Now we're coming down to not having a reliable number 1 or 2. All these extra arms, any one of which could step up and give some breathing room, but which one is going to do it? How many starts does someone get before they prove they don't have it or are too erratic? A week ago, the momentum out of spring training looked good. Here's to a dominant start by the Moose.

That ESPN nitwit former Mets GM whose name blessedly escapes me was saying that Pavano might get the opening day start. I figured that was a little stick-it-in-your-ear-Yankee-fans from the s.o.b., but can that be true?

Best to get this all straightened away now rather than later. Witness the sawks major hiccups last year in August, from which they never recovered.

All teams get tested at some point and its whether you allow a Schilling or a Ramiriz to throw in the towel on you. I thought the Jeter story was telling -- you can suck up to a point but you can't suck that bad or I'm going to get on you.

I often wonder if anyone got on boy wonder when he went through that terrible batting slump a couple years back. Flaherty came off as a little too prickly.

I hate the score five runs and lose, reminds me too much of last year...

2007-03-26 08:29:01
9.   YankeeInMichigan
Peter Abraham reported last week that Henn actually has an option remaining, since he spent all of 2004 on the DL. So the stakes in the 2nd-lefty battle are not so high. Unless Henn redeems himself with two lights-out performances this week, Villone goes north.
2007-03-26 08:53:49
10.   hoppystone
Hey Yankee Fans! Let's get behind Carl Pavano as he comes roaring out of the chute to jump-start our quest for #27!
Let's Go Meatless! (clap - clap - clap clap clap!)
Let's Go Minky! (clap - clap - clap clap clap!)
Let's Go Cairo! (clap - clap - clap clap clap!)
2007-03-26 09:13:34
11.   Cliff Corcoran
9 Henn started 27 games for double-A Trenton in 2004. He missed all of 2002 due to TJ surgery, but that was before he was ever on the 40-man. Still, it seems he does have one option left.

I've heard it said that the mark of a true baseball fan is that they understand and can explain the infield fly rule.
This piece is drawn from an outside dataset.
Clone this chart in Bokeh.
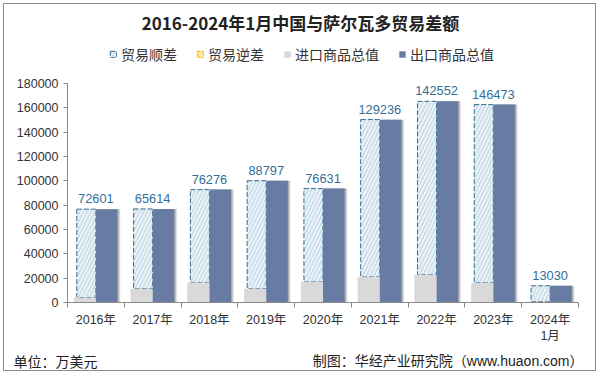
from bokeh.plotting import figure
from bokeh.layouts import column
from bokeh.models import (ColumnDataSource, Range1d, FixedTicker, Label, LabelSet,
                          Legend, LegendItem, NumeralTickFormatter)
from bokeh.transform import dodge, stack
from bokeh.core.properties import value
from bokeh.embed import file_html
from bokeh.resources import INLINE

# ---- data ----
years = ["2016年", "2017年", "2018年", "2019年", "2020年", "2021年", "2022年", "2023年", "2024年\n1月"]
surplus = [72601, 65614, 76276, 88797, 76631, 129236, 142552, 146473, 13030]
imports = [4100, 11300, 16500, 11300, 17000, 21100, 22800, 16200, 700]
exports = [76700, 76900, 92800, 100100, 93600, 150300, 165400, 162700, 13700]
y_ticks = [0, 20000, 40000, 60000, 80000, 100000, 120000, 140000, 160000, 180000]
series_names = ["贸易顺差", "贸易逆差", "进口商品总值", "出口商品总值"]

title_text = "2016-2024年1月中国与萨尔瓦多贸易差额"
unit_text = "单位：万美元"
source_text = "制图：华经产业研究院（www.huaon.com）"

FONT = "Liberation Sans, Noto Sans CJK SC"
CJK = "Noto Sans CJK SC"

# styles
HATCH = dict(fill_color="white", hatch_pattern="/", hatch_color="#C9DCE8", hatch_weight=2.2,
             hatch_scale=7.5, line_color="#2F6D94", line_dash="5 2", line_width=1)
DEF = dict(fill_color="white", hatch_pattern="/", hatch_color="#FFE08A", hatch_weight=2,
           hatch_scale=5, line_color="#F5B800", line_dash="3 1", line_width=1)
IMP = dict(fill_color="#D9D9D9", line_color=None)
EXP = dict(fill_color="#687BA3", line_color=None)

W = 591
H1, H2, H3 = 68, 276, 22

n = len(years)
idx = list(range(n))
src = ColumnDataSource(dict(x=idx, imp=imports, sur=surplus, exp=exports,
                            lab=[str(v) for v in surplus]))


def blank(h):
    f = figure(width=W, height=h, output_backend="svg", toolbar_location=None,
               x_range=Range1d(0, 1), y_range=Range1d(0, 1),
               x_axis_type=None, y_axis_type=None, min_border=0)
    f.grid.visible = False
    f.outline_line_color = None
    f.background_fill_color = "white"
    f.border_fill_color = "white"
    f.frame_align = False
    return f


# ---- header: title + legend ----
head = blank(H1)
head.add_layout(Label(x=296, y=50, x_units="screen", y_units="screen", text=title_text,
                      text_align="center", text_baseline="middle", text_font=CJK,
                      text_font_size="17px", text_font_style="bold", text_color="#222222"))
# legend swatches: one off-screen point each so the legend draws its icon
hr = [head.vbar(x=[-5], top=[-5], bottom=[-6], width=0.1, **st) for st in (HATCH, DEF, IMP, EXP)]
legend = Legend(items=[LegendItem(label=nm, renderers=[r]) for nm, r in zip(series_names, hr)],
                orientation="horizontal", location=(105, 8), padding=0, margin=0,
                border_line_color=None, background_fill_alpha=0,
                glyph_width=8, glyph_height=8, label_standoff=4, spacing=19,
                label_text_font=CJK, label_text_font_size="14px",
                label_text_color="#333333", label_height=18)
head.add_layout(legend)

# ---- main chart ----
p = figure(width=W, height=H2, output_backend="svg", toolbar_location=None,
           x_range=Range1d(-0.5, n - 0.5), y_range=Range1d(0, 180000),
           min_border_left=63, min_border_right=17, min_border_top=11, min_border_bottom=46)
p.frame_align = False
p.grid.visible = False
p.outline_line_color = None
p.background_fill_color = "white"
p.border_fill_color = "white"

p.xaxis.ticker = FixedTicker(ticks=idx, minor_ticks=[i - 0.5 for i in range(n + 1)])
p.xaxis.major_label_overrides = {i: years[i] for i in idx}
p.xaxis.major_tick_line_color = None
p.xaxis.major_tick_out = 0
p.xaxis.minor_tick_out = 5
p.xaxis.minor_tick_in = 0
p.xaxis.minor_tick_line_color = "#8a8a8a"
p.xaxis.axis_line_color = "#8a8a8a"
p.xaxis.major_label_standoff = 5
p.xaxis.major_label_text_font = FONT
p.xaxis.major_label_text_font_size = "12.5px"
p.xaxis.major_label_text_color = "#333333"

p.yaxis.ticker = FixedTicker(ticks=y_ticks)
p.yaxis.formatter = NumeralTickFormatter(format="0")
p.yaxis.major_tick_out = 4
p.yaxis.major_tick_in = 0
p.yaxis.minor_tick_line_color = None
p.yaxis.major_tick_line_color = "#8a8a8a"
p.yaxis.axis_line_color = "#8a8a8a"
p.yaxis.major_label_standoff = 5
p.yaxis.major_label_text_font = FONT
p.yaxis.major_label_text_font_size = "12.5px"
p.yaxis.major_label_text_color = "#333333"

p.vbar(x=dodge("x", -0.168), bottom="imp", top=stack("imp", "sur"), width=0.336,
       source=src, **HATCH)
p.vbar(x=dodge("x", -0.195), top="imp", bottom=0, width=0.39, source=src, **IMP)
for off, a in [(0.05, 0.10), (0.035, 0.12), (0.02, 0.15)]:
    p.vbar(x=dodge("x", 0.19 + off), top="exp", bottom=0, width=0.38, source=src,
           fill_color="#000000", fill_alpha=a, line_color=None)
p.vbar(x=dodge("x", 0.19), top="exp", bottom=0, width=0.38, source=src, **EXP)

p.add_layout(LabelSet(x="x", y=stack("imp", "sur"), text="lab", source=src, text_align="center",
                      text_baseline="bottom", y_offset=6, text_font=value(FONT),
                      text_font_size="12.8px", text_color="#336E98"))

# ---- footer ----
foot = blank(H3)
foot.add_layout(Label(x=9, y=10, x_units="screen", y_units="screen", text=unit_text,
                      text_align="left", text_baseline="middle", text_font=CJK,
                      text_font_size="14px", text_color="#222222"))
foot.add_layout(Label(x=579, y=10, x_units="screen", y_units="screen", text=source_text,
                      text_align="right", text_baseline="middle", text_font=FONT,
                      text_font_size="14px", text_color="#222222"))

page = column(head, p, foot, spacing=0,
              styles={"border": "1px solid #8C8C8C", "margin": "3px"})

open("out.html", "w").write(file_html(page, INLINE))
Those who can fully explain all the loopholes in the option rule are another class altogether.

2007-03-26 11:34:59
12.   rilkefan
1 I'm on the critical-of-Jeter's-leadership side of the spectrum but your anecdote seems more anodyne than otherwise to me.
2007-03-26 13:02:53
13.   yankz
I don't understand how some people can decide whether Jeter is a good leader or not. You have never been inside the Yankees clubhouse. The vast majority of players (Gary "Says what he feels" Sheffield included) say he's a great teammate. There are occasionally stories, like this one, that he's not. Either way, none of us has the experience to be the judge of that.